>> Begin SOURCE MATERIAL
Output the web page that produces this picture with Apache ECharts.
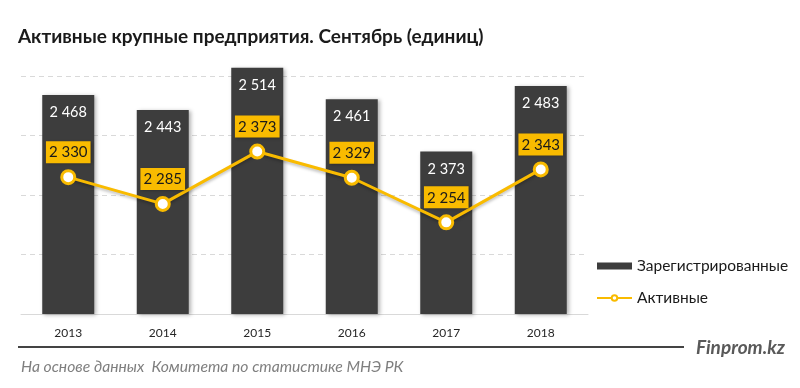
<!DOCTYPE html>
<html><head><meta charset="utf-8">
<script src="https://cdn.jsdelivr.net/npm/echarts@6/dist/echarts.min.js"></script>
<style>html,body{margin:0;padding:0;background:#fff}#c{width:800px;height:388px}</style>
</head><body><div id="c"></div>
<script>
const categories = ['2013','2014','2015','2016','2017','2018'];
const registered = [2468, 2443, 2514, 2461, 2373, 2483];
const active = [2330, 2285, 2373, 2329, 2254, 2343];
const seriesNames = ['Зарегистрированные', 'Активные'];
const titleText = 'Активные крупные предприятия. Сентябрь (единиц)';
const sourceText = 'На основе данных  Комитета по статистике МНЭ РК';
const brandText = 'Finprom.kz';

const FONT = 'Lato, "Open Sans", sans-serif';
const YEL = '#f9bb00';
const fmt = v => String(v).replace(/\B(?=(\d{3})+(?!\d))/g, ' ');

const chart = echarts.init(document.getElementById('c'));
chart.setOption({
  animation: false,
  textStyle: { fontFamily: FONT },
  title: [
    { text: titleText, left: 13, top: 22, textStyle: { fontFamily: FONT, fontSize: 19, fontWeight: 'bold', color: '#1a1a1a' } },
    { text: sourceText, left: 16, top: 354, textStyle: { fontFamily: FONT, fontSize: 15.7, fontStyle: 'italic', fontWeight: 'normal', color: '#7f7f7f' } },
    { text: brandText, left: 691, top: 333, textStyle: { fontFamily: FONT, fontSize: 19, fontStyle: 'italic', fontWeight: 'bold', color: '#595959' } }
  ],
  graphic: [
    { type: 'line', shape: { x1: 18, y1: 347, x2: 684, y2: 347 }, style: { stroke: '#444', lineWidth: 2 } }
  ],
  legend: {
    orient: 'vertical', left: 596, top: 258, itemGap: 16, padding: 0,
    itemWidth: 35, itemHeight: 7,
    textStyle: { fontFamily: FONT, fontSize: 15.5, color: '#1a1a1a' },
    data: [
      { name: seriesNames[0], icon: 'rect' },
      { name: seriesNames[1] }
    ]
  },
  grid: { left: 21, right: 212, top: 16.5, bottom: 74 },
  xAxis: {
    type: 'category', data: categories,
    axisLine: { lineStyle: { color: '#d9d9d9', width: 1 } },
    axisTick: { show: false },
    axisLabel: { fontFamily: FONT, fontSize: 12, color: '#262626', margin: 13 }
  },
  yAxis: {
    type: 'value', min: 2100, max: 2600, interval: 100,
    axisLabel: { show: false }, axisLine: { show: false }, axisTick: { show: false },
    splitLine: { lineStyle: { type: [5, 4], color: ['#d9d9d9','#d9d9d9','#d9d9d9','#d9d9d9','#d9d9d9','rgba(0,0,0,0)'] } }
  },
  series: [
    {
      name: seriesNames[0], type: 'bar', data: registered, barWidth: 52,
      itemStyle: { color: '#3d3d3d', shadowColor: 'rgba(0,0,0,0.3)', shadowBlur: 4, shadowOffsetX: 2, shadowOffsetY: 1 },
      label: { show: true, position: 'insideTop', distance: 10, formatter: p => fmt(p.value),
        color: '#ffffff', fontFamily: FONT, fontSize: 14.5 }
    },
    {
      name: seriesNames[1], type: 'line', data: active, z: 5,
      symbol: 'circle', symbolSize: 13,
      lineStyle: { color: YEL, width: 3, shadowColor: 'rgba(0,0,0,0.25)', shadowBlur: 3, shadowOffsetY: 2 },
      itemStyle: { color: '#ffffff', borderColor: YEL, borderWidth: 3 },
      label: { show: true, position: 'top', distance: 6, formatter: p => fmt(p.value),
        color: '#1a1a1a', fontFamily: FONT, fontSize: 15, backgroundColor: YEL,
        padding: [4, 3, 3, 3], shadowColor: 'rgba(0,0,0,0.3)', shadowBlur: 3, shadowOffsetX: 1, shadowOffsetY: 1 }
    }
  ]
});
</script></body></html>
>> End SOURCE MATERIAL
WORK INSTRUCTIONS: Look at the listing and set down only the lines from its start through the line with "const fmt = v", word for word and without pictures.

ANSWER TO THE EXERCISE:
Output the web page that produces this picture with Apache ECharts.
<!DOCTYPE html>
<html><head><meta charset="utf-8">
<script src="https://cdn.jsdelivr.net/npm/echarts@6/dist/echarts.min.js"></script>
<style>html,body{margin:0;padding:0;background:#fff}#c{width:800px;height:388px}</style>
</head><body><div id="c"></div>
<script>
const categories = ['2013','2014','2015','2016','2017','2018'];
const registered = [2468, 2443, 2514, 2461, 2373, 2483];
const active = [2330, 2285, 2373, 2329, 2254, 2343];
const seriesNames = ['Зарегистрированные', 'Активные'];
const titleText = 'Активные крупные предприятия. Сентябрь (единиц)';
const sourceText = 'На основе данных  Комитета по статистике МНЭ РК';
const brandText = 'Finprom.kz';

const FONT = 'Lato, "Open Sans", sans-serif';
const YEL = '#f9bb00';
const fmt = v => String(v).replace(/\B(?=(\d{3})+(?!\d))/g, ' ');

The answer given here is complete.